Problem to work on:
Write out all of the data exactly as it appears.

Dataset content:
******************************

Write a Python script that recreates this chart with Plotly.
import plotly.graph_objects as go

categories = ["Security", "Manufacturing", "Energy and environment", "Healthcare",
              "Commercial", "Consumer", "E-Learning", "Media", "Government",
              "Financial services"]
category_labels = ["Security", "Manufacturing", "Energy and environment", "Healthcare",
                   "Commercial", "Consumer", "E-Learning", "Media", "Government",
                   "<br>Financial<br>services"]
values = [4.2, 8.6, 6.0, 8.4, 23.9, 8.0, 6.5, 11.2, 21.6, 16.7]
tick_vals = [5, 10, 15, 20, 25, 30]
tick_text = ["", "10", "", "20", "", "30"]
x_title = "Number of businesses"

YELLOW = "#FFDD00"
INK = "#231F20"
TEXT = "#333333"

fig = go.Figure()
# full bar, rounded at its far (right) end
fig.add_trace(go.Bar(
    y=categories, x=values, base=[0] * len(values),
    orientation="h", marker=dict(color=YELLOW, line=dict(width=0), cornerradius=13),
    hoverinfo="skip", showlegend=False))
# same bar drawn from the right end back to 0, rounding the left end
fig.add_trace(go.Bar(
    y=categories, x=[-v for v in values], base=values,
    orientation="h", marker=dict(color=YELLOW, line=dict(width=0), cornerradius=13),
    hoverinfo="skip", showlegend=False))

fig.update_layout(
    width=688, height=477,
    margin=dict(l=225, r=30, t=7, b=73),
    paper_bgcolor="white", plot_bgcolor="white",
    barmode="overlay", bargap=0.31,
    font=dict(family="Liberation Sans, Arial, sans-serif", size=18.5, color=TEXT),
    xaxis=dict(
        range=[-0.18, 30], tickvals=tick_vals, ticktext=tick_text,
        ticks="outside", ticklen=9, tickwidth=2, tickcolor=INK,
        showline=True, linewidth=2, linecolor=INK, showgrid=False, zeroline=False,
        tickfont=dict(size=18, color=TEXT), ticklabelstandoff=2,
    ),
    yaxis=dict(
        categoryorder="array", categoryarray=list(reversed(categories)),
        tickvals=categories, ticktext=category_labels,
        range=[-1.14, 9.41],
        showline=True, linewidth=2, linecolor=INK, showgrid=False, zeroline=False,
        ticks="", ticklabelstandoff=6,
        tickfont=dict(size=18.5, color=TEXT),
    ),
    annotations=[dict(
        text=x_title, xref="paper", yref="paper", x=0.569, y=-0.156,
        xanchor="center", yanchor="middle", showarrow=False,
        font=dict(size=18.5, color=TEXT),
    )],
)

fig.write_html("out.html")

******************************

Correct output:
Write a Python script that recreates this chart with Plotly.
import plotly.graph_objects as go

categories = ["Security", "Manufacturing", "Energy and environment", "Healthcare",
              "Commercial", "Consumer", "E-Learning", "Media", "Government",
              "Financial services"]
category_labels = ["Security", "Manufacturing", "Energy and environment", "Healthcare",
                   "Commercial", "Consumer", "E-Learning", "Media", "Government",
                   "<br>Financial<br>services"]
values = [4.2, 8.6, 6.0, 8.4, 23.9, 8.0, 6.5, 11.2, 21.6, 16.7]
tick_vals = [5, 10, 15, 20, 25, 30]
tick_text = ["", "10", "", "20", "", "30"]
x_title = "Number of businesses"

YELLOW = "#FFDD00"
INK = "#231F20"
TEXT = "#333333"

fig = go.Figure()
# full bar, rounded at its far (right) end
fig.add_trace(go.Bar(
    y=categories, x=values, base=[0] * len(values),
    orientation="h", marker=dict(color=YELLOW, line=dict(width=0), cornerradius=13),
    hoverinfo="skip", showlegend=False))
# same bar drawn from the right end back to 0, rounding the left end
fig.add_trace(go.Bar(
    y=categories, x=[-v for v in values], base=values,
    orientation="h", marker=dict(color=YELLOW, line=dict(width=0), cornerradius=13),
    hoverinfo="skip", showlegend=False))

fig.update_layout(
    width=688, height=477,
    margin=dict(l=225, r=30, t=7, b=73),
    paper_bgcolor="white", plot_bgcolor="white",
    barmode="overlay", bargap=0.31,
    font=dict(family="Liberation Sans, Arial, sans-serif", size=18.5, color=TEXT),
    xaxis=dict(
        range=[-0.18, 30], tickvals=tick_vals, ticktext=tick_text,
        ticks="outside", ticklen=9, tickwidth=2, tickcolor=INK,
        showline=True, linewidth=2, linecolor=INK, showgrid=False, zeroline=False,
        tickfont=dict(size=18, color=TEXT), ticklabelstandoff=2,
    ),
    yaxis=dict(
        categoryorder="array", categoryarray=list(reversed(categories)),
        tickvals=categories, ticktext=category_labels,
        range=[-1.14, 9.41],
        showline=True, linewidth=2, linecolor=INK, showgrid=False, zeroline=False,
        ticks="", ticklabelstandoff=6,
        tickfont=dict(size=18.5, color=TEXT),
    ),
    annotations=[dict(
        text=x_title, xref="paper", yref="paper", x=0.569, y=-0.156,
        xanchor="center", yanchor="middle", showarrow=False,
        font=dict(size=18.5, color=TEXT),
    )],
)

fig.write_html("out.html")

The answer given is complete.